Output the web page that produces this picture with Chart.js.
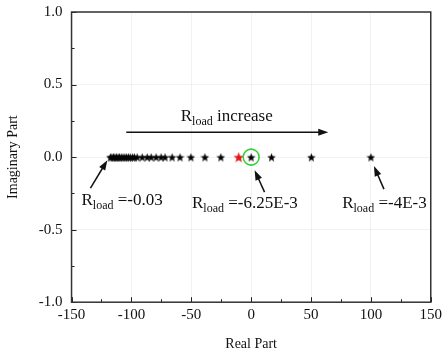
<!DOCTYPE html>
<html>
<head>
<meta charset="utf-8">
<script src="https://cdn.jsdelivr.net/npm/chart.js@4/dist/chart.umd.min.js"></script>
<style>
  html, body { margin: 0; padding: 0; background: #fff; overflow: hidden; }
  #wrap { width: 446px; height: 360px; margin-top: -6px; }
</style>
</head>
<body>
<div id="wrap"><canvas id="c"></canvas></div>
<script>
// root locus points (real part), all on the real axis
const realParts = [-117.6, -116.3, -115, -113.8, -112.5, -111.2, -110, -108.5, -107, -105.5,
  -104, -102.5, -101, -99, -97.5, -95.2, -91, -86.8, -83.5, -79.4, -75.2, -71.9, -66,
  -59.4, -50.3, -38.6, -25.3, 0, 17, 50.3, 100];
const redPoint = [-10.4];
const circledPoint = [0];
const xTicks = [-150, -100, -50, 0, 50, 100, 150];
const yTicks = [-1.0, -0.5, 0.0, 0.5, 1.0];

const serif = '"Liberation Serif", "Times New Roman", serif';

function makeStar(size, color) {
  const c = document.createElement('canvas');
  c.width = size; c.height = size;
  const g = c.getContext('2d');
  const R = size / 2, r = R * 0.42;
  g.beginPath();
  for (let i = 0; i < 10; i++) {
    const rad = i % 2 ? r : R;
    const a = -Math.PI / 2 + i * Math.PI / 5;
    const px = R + rad * Math.cos(a), py = R + 0.6 + rad * Math.sin(a);
    i ? g.lineTo(px, py) : g.moveTo(px, py);
  }
  g.closePath();
  g.fillStyle = color;
  g.fill();
  return c;
}
const blackStar = makeStar(9, '#000');
const redStar = makeStar(11, '#e8141c');

// annotations: text and arrows, positioned in data coordinates
const notes = [
  { x: -141.7, y: -0.331, value: '=-0.03' },
  { x: -49.4, y: -0.352, value: '=-6.25E-3' },
  { x: 76.0, y: -0.352, value: '=-4E-3' },
  { x: -58.8, y: 0.248, value: 'increase' }
];
const arrows = [
  { from: [-104.3, 0.172], to: [64.4, 0.172] },
  { from: [-134.2, -0.214], to: [-120.1, -0.021] },
  { from: [11.2, -0.241], to: [2.9, -0.09] },
  { from: [110.9, -0.221], to: [102.6, -0.062] }
];

const decor = {
  id: 'decor',
  afterDatasetsDraw(chart) {
    const { ctx, chartArea: a, scales: { x, y } } = chart;
    ctx.save();
    // inward ticks on left and bottom
    ctx.strokeStyle = '#222';
    ctx.lineWidth = 1;
    for (let v = -150; v <= 150; v += 25) {
      const px = Math.round(x.getPixelForValue(v)) + 0.5;
      const len = v % 50 === 0 ? 5 : 3;
      ctx.beginPath(); ctx.moveTo(px, a.bottom); ctx.lineTo(px, a.bottom - len); ctx.stroke();
    }
    for (let v = -1; v <= 1.001; v += 0.25) {
      const py = Math.round(y.getPixelForValue(v)) + 0.5;
      const len = Math.abs(v * 2 - Math.round(v * 2)) < 1e-6 ? 5 : 3;
      ctx.beginPath(); ctx.moveTo(a.left, py); ctx.lineTo(a.left + len, py); ctx.stroke();
    }
    // frame
    ctx.lineWidth = 1.5;
    ctx.strokeStyle = '#333';
    ctx.strokeRect(a.left, a.top, a.right - a.left, a.bottom - a.top);

    // arrows
    ctx.strokeStyle = '#111';
    ctx.fillStyle = '#111';
    ctx.lineWidth = 1.5;
    arrows.forEach(ar => {
      const x0 = x.getPixelForValue(ar.from[0]), y0 = y.getPixelForValue(ar.from[1]);
      const x1 = x.getPixelForValue(ar.to[0]), y1 = y.getPixelForValue(ar.to[1]);
      const ang = Math.atan2(y1 - y0, x1 - x0);
      const hl = 10, hw = 3.5;
      ctx.beginPath();
      ctx.moveTo(x0, y0);
      ctx.lineTo(x1 - hl * 0.8 * Math.cos(ang), y1 - hl * 0.8 * Math.sin(ang));
      ctx.stroke();
      ctx.beginPath();
      ctx.moveTo(x1, y1);
      ctx.lineTo(x1 - hl * Math.cos(ang) + hw * Math.sin(ang), y1 - hl * Math.sin(ang) - hw * Math.cos(ang));
      ctx.lineTo(x1 - hl * Math.cos(ang) - hw * Math.sin(ang), y1 - hl * Math.sin(ang) + hw * Math.cos(ang));
      ctx.closePath();
      ctx.fill();
    });

    // labels R_load ...
    ctx.fillStyle = '#111';
    ctx.textBaseline = 'alphabetic';
    ctx.textAlign = 'left';
    notes.forEach(n => {
      let px = x.getPixelForValue(n.x), py = y.getPixelForValue(n.y);
      ctx.font = '17px ' + serif;
      ctx.fillText('R', px, py);
      px += ctx.measureText('R').width;
      ctx.font = '12px ' + serif;
      ctx.fillText('load', px, py + 4);
      px += ctx.measureText('load').width;
      ctx.font = '17px ' + serif;
      px += ctx.measureText(' ').width;
      ctx.fillText(n.value, px, py);
    });
    ctx.restore();
  }
};

new Chart(document.getElementById('c'), {
  type: 'scatter',
  data: {
    datasets: [
      {
        data: realParts.map(v => ({ x: v, y: 0 })),
        pointStyle: blackStar,
        order: 2
      },
      {
        data: redPoint.map(v => ({ x: v, y: 0 })),
        pointStyle: redStar,
        order: 1
      },
      {
        data: circledPoint.map(v => ({ x: v, y: 0 })),
        pointStyle: 'circle',
        pointRadius: 8,
        borderColor: '#33d133',
        backgroundColor: 'rgba(0,0,0,0)',
        borderWidth: 1.6,
        order: 0
      }
    ]
  },
  options: {
    responsive: true,
    maintainAspectRatio: false,
    animation: false,
    layout: { padding: { top: -2, right: 8, left: 1, bottom: -3 } },
    plugins: { legend: { display: false }, tooltip: { enabled: false } },
    scales: {
      x: {
        type: 'linear',
        min: -150, max: 150,
        afterBuildTicks: s => { s.ticks = xTicks.map(v => ({ value: v })); },
        ticks: { color: '#111', font: { family: serif, size: 15 }, padding: 4, maxRotation: 0 },
        grid: { color: 'rgba(0,0,0,0.05)', drawTicks: false },
        border: { display: false },
        title: { display: true, text: 'Real Part', color: '#111', font: { family: serif, size: 14 }, padding: { top: 8 } }
      },
      y: {
        type: 'linear',
        min: -1, max: 1,
        afterBuildTicks: s => { s.ticks = yTicks.map(v => ({ value: v })); },
        ticks: { color: '#111', font: { family: serif, size: 15 }, padding: 9, callback: v => Number(v).toFixed(1) },
        grid: { color: 'rgba(0,0,0,0.05)', drawTicks: false },
        border: { display: false },
        title: { display: true, text: 'Imaginary Part', color: '#111', font: { family: serif, size: 14 }, padding: { bottom: 8 } }
      }
    }
  },
  plugins: [decor]
});
</script>
</body>
</html>
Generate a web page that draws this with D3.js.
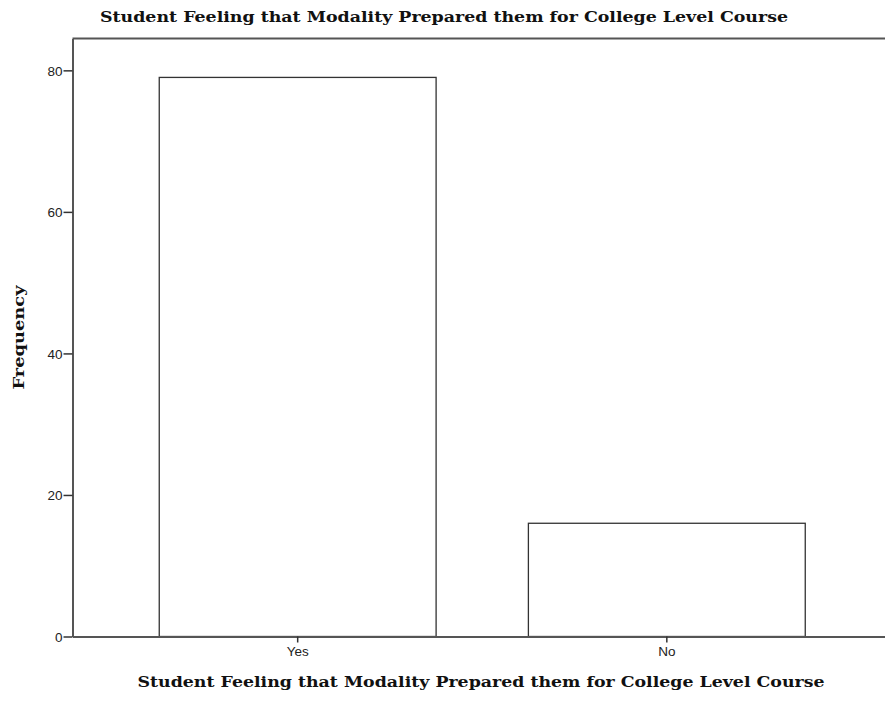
<!DOCTYPE html>
<html>
<head>
<meta charset="utf-8">
<script src="https://cdn.jsdelivr.net/npm/d3@7"></script>
<style>
  body { margin: 0; background: #fff; }
  svg { display: block; }
</style>
</head>
<body>
<main></main>
<script>
const width = 885;
const height = 705;
const margin = { top: 38.5, right: -7, bottom: 68.5, left: 72.5 };

const categories = ['Yes', 'No'];
const frequencies = [79, 16];
const yTicks = [0, 20, 40, 60, 80];
const chartTitle = 'Student Feeling that Modality Prepared them for College Level Course';
const yTitle = 'Frequency';

const data = categories.map((c, i) => ({ label: c, value: frequencies[i] }));

const svg = d3.select('main')
              .append('svg')
              .attr('width', width)
              .attr('height', height);

const x = d3.scaleBand()
            .domain(categories)
            .range([margin.left, width - margin.right])
            .paddingInner(0.25)
            .paddingOuter(0.235);

const y = d3.scaleLinear()
            .domain([0, 84.5])
            .range([height - margin.bottom, margin.top]);

// frame top line
svg.append('line')
   .attr('x1', margin.left).attr('x2', width)
   .attr('y1', margin.top).attr('y2', margin.top)
   .attr('stroke', '#555').attr('stroke-width', 2);

// bars
svg.selectAll('rect.bar')
   .data(data)
   .enter()
   .append('rect')
   .attr('class', 'bar')
   .attr('x', d => x(d.label))
   .attr('y', d => y(d.value))
   .attr('width', x.bandwidth())
   .attr('height', d => y(0) - y(d.value))
   .attr('fill', '#fff')
   .attr('stroke', '#333')
   .attr('stroke-width', 1.3);

const yAxis = svg.append('g')
   .attr('transform', 'translate(' + margin.left + ',0)')
   .call(d3.axisLeft(y).tickValues(yTicks).tickSize(9).tickSizeOuter(0).tickPadding(1));

const xAxis = svg.append('g')
   .attr('transform', 'translate(0,' + y(0) + ')')
   .call(d3.axisBottom(x).tickSize(6).tickPadding(4).tickSizeOuter(0));

[yAxis, xAxis].forEach(g => {
    g.select('.domain').attr('stroke', '#555').attr('stroke-width', 2);
    g.selectAll('.tick line').attr('stroke', '#333').attr('stroke-width', 1.5);
    g.selectAll('.tick text')
     .style('font-family', '"Liberation Sans", Arial, sans-serif')
     .style('font-size', '13.5px')
     .attr('fill', '#222');
});
yAxis.selectAll('.tick text').attr('dy', '0.35em');

const addTitle = (x0, y0, len, rotate) => {
    return svg.append('text')
       .attr('transform', 'translate(' + x0 + ',' + y0 + ')' + (rotate ? ' rotate(-90)' : ''))
       .attr('text-anchor', 'middle')
       .attr('font-family', '"DejaVu Serif", serif')
       .attr('font-weight', 'bold')
       .attr('font-size', 15)
       .attr('fill', '#111')
       .attr('textLength', len)
       .attr('lengthAdjust', 'spacingAndGlyphs');
};

addTitle(444, 22, 688, false).text(chartTitle);
addTitle(481, 687, 687, false).text(chartTitle);
addTitle(24, 337.5, 104, true).text(yTitle);
</script>
</body>
</html>
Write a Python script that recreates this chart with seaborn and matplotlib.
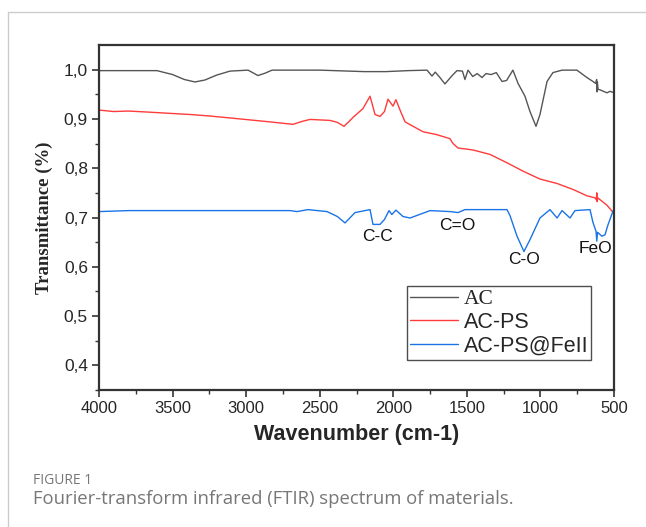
import matplotlib
matplotlib.use("Agg")
import matplotlib.pyplot as plt
import matplotlib.lines as mlines
import seaborn as sns
import pandas as pd
import numpy as np

# ---------------- data ----------------
ac_wn = [4000, 3800, 3606, 3500, 3420, 3348, 3280, 3200, 3110, 3050, 2987, 2950, 2920, 2870, 2824,
         2500, 2200, 2050, 1900, 1771, 1737, 1715, 1683, 1649, 1600, 1567, 1530, 1513, 1492, 1460,
         1430, 1397, 1370, 1335, 1300, 1261, 1230, 1187, 1152, 1105, 1071, 1030, 1003, 955, 915,
         853, 752, 684, 643, 625, 618, 616, 613, 608, 595, 548, 527, 507]
ac_t = [0.998, 0.998, 0.998, 0.990, 0.980, 0.975, 0.979, 0.989, 0.997, 0.998, 0.999, 0.993, 0.988,
        0.993, 0.999, 0.999, 0.996, 0.996, 0.998, 0.999, 0.987, 0.995, 0.984, 0.971, 0.988, 0.998,
        0.997, 0.980, 0.999, 0.986, 0.992, 0.984, 0.992, 0.990, 0.994, 0.976, 0.978, 0.999, 0.972,
        0.946, 0.915, 0.885, 0.909, 0.976, 0.994, 0.999, 0.999, 0.984, 0.976, 0.972, 0.980, 0.955,
        0.975, 0.960, 0.959, 0.953, 0.956, 0.954]

ps_wn = [4000, 3900, 3800, 3674, 3500, 3382, 3250, 3110, 2906, 2838, 2682, 2620, 2566, 2430, 2380,
         2335, 2300, 2274, 2206, 2158, 2124, 2090, 2060, 2036, 2002, 1982, 1950, 1920, 1798, 1703,
         1615, 1594, 1560, 1458, 1343, 1227, 1118, 1003, 887, 779, 684, 630, 620, 617, 614, 611,
         548, 514, 500]
ps_t = [0.918, 0.915, 0.916, 0.914, 0.911, 0.909, 0.906, 0.902, 0.896, 0.894, 0.889, 0.895, 0.899,
        0.897, 0.893, 0.885, 0.895, 0.903, 0.921, 0.946, 0.909, 0.905, 0.915, 0.940, 0.926, 0.939,
        0.915, 0.894, 0.874, 0.868, 0.860, 0.850, 0.841, 0.837, 0.828, 0.811, 0.794, 0.778, 0.769,
        0.757, 0.744, 0.740, 0.736, 0.750, 0.732, 0.740, 0.725, 0.713, 0.712]

fe_wn = [4000, 3800, 3500, 3200, 2900, 2700, 2654, 2580, 2450, 2380, 2328, 2260, 2226, 2158, 2138,
         2090, 2060, 2029, 2010, 1982, 1934, 1886, 1750, 1615, 1560, 1513, 1300, 1227, 1207, 1159,
         1112, 1071, 1003, 935, 887, 853, 799, 765, 663, 643, 622, 617, 612, 582, 561, 541, 507, 500]
fe_t = [0.712, 0.714, 0.714, 0.714, 0.714, 0.714, 0.712, 0.716, 0.712, 0.702, 0.689, 0.710, 0.712,
        0.716, 0.686, 0.686, 0.696, 0.714, 0.706, 0.715, 0.702, 0.699, 0.714, 0.712, 0.710, 0.716,
        0.716, 0.716, 0.704, 0.662, 0.631, 0.655, 0.699, 0.716, 0.699, 0.714, 0.699, 0.714, 0.716,
        0.690, 0.672, 0.652, 0.670, 0.662, 0.665, 0.685, 0.713, 0.716]

series_names = ["AC", "AC-PS", "AC-PS@FeII"]
series_colors = ["#555555", "#ff3b3b", "#1a74e6"]

y_ticks = [0.4, 0.5, 0.6, 0.7, 0.8, 0.9, 1.0]
y_tick_labels = ["0,4", "0,5", "0,6", "0,7", "0,8", "0,9", "1,0"]
x_ticks = [4000, 3500, 3000, 2500, 2000, 1500, 1000, 500]

peak_labels = ["C-C", "C=O", "C-O", "FeO"]
peak_wn = [2104, 1567, 1112, 629]
peak_t = [0.661, 0.684, 0.615, 0.637]

# ---------------- plot ----------------
sns.set_theme(style="white")
plt.rcParams['font.family'] = ['Liberation Sans', 'DejaVu Sans']

fig = plt.figure(figsize=(6.46, 5.27), dpi=100)
ax = fig.add_axes([99/646, 1-390/527, 515/646, 345/527])

data = [(ac_wn, ac_t), (ps_wn, ps_t), (fe_wn, fe_t)]
for (wn, t), name, col in zip(data, series_names, series_colors):
    df = pd.DataFrame({"wn": wn, "T": t})
    sns.lineplot(data=df, x="wn", y="T", ax=ax, color=col, lw=1.0, sort=False,
                 label=name, legend=False)

ax.set_xlim(4000, 500)
ax.set_ylim(0.35, 1.05)
ax.set_xticks(x_ticks)
ax.set_xticklabels([str(v) for v in x_ticks], fontsize=12)
ax.set_yticks(y_ticks)
ax.set_yticklabels(y_tick_labels, fontsize=12.5)
ax.set_xticks(np.arange(3750, 500, -500), minor=True)
ax.set_yticks(np.arange(0.35, 1.05, 0.1), minor=True)
ax.tick_params(axis='both', which='major', direction='out', length=5, width=1.2,
               color='#333333', bottom=True, left=True, pad=3)
ax.tick_params(axis='both', which='minor', direction='out', length=3, width=1.0,
               color='#333333', bottom=True, left=True)

for s in ax.spines.values():
    s.set_color('#333333')
    s.set_linewidth(1.6)

ax.set_xlabel("Wavenumber (cm-1)", fontsize=15.5, fontweight='bold', labelpad=6)
ax.set_ylabel("Transmittance (%)", fontsize=13.5, fontweight='bold',
              family=['Liberation Serif', 'DejaVu Serif'], labelpad=8)

for lab, w, t in zip(peak_labels, peak_wn, peak_t):
    ax.text(w, t, lab, ha='center', va='center', fontsize=12.5, color='#111111')

handles = [mlines.Line2D([], [], color=c, lw=1.0) for c in series_colors]
leg = ax.legend(handles, series_names, loc='lower left', bbox_to_anchor=(0.598, 0.088),
                frameon=True, fancybox=False, edgecolor='#222222', fontsize=15.5,
                handlelength=2.2, handletextpad=0.28, borderpad=0.15, labelspacing=0.12,
                borderaxespad=0)
leg.get_frame().set_linewidth(1.0)
leg.get_texts()[0].set_fontfamily(['Liberation Serif', 'DejaVu Serif'])

# page frame
fig.add_artist(mlines.Line2D([8/646, 8/646], [0, 1-12/527], color='#cccccc', lw=1.0))
fig.add_artist(mlines.Line2D([8/646, 1], [1-12/527, 1-12/527], color='#cccccc', lw=1.0))

fig.text(33/646, 1-481/527, "FIGURE 1", fontsize=10, color='#777777',
         family=['Open Sans', 'DejaVu Sans'], va='center', ha='left')
fig.text(33/646, 1-499/527, "Fourier-transform infrared (FTIR) spectrum of materials.",
         fontsize=13.3, color='#777777', family=['Open Sans', 'DejaVu Sans'],
         va='center', ha='left')

fig.savefig("out.png", dpi=100)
■ ■ ■ ■
Task directions
Some lines of the data above may hold the word "matplotlib"; report how many do, and nothing else.

Result of this task
5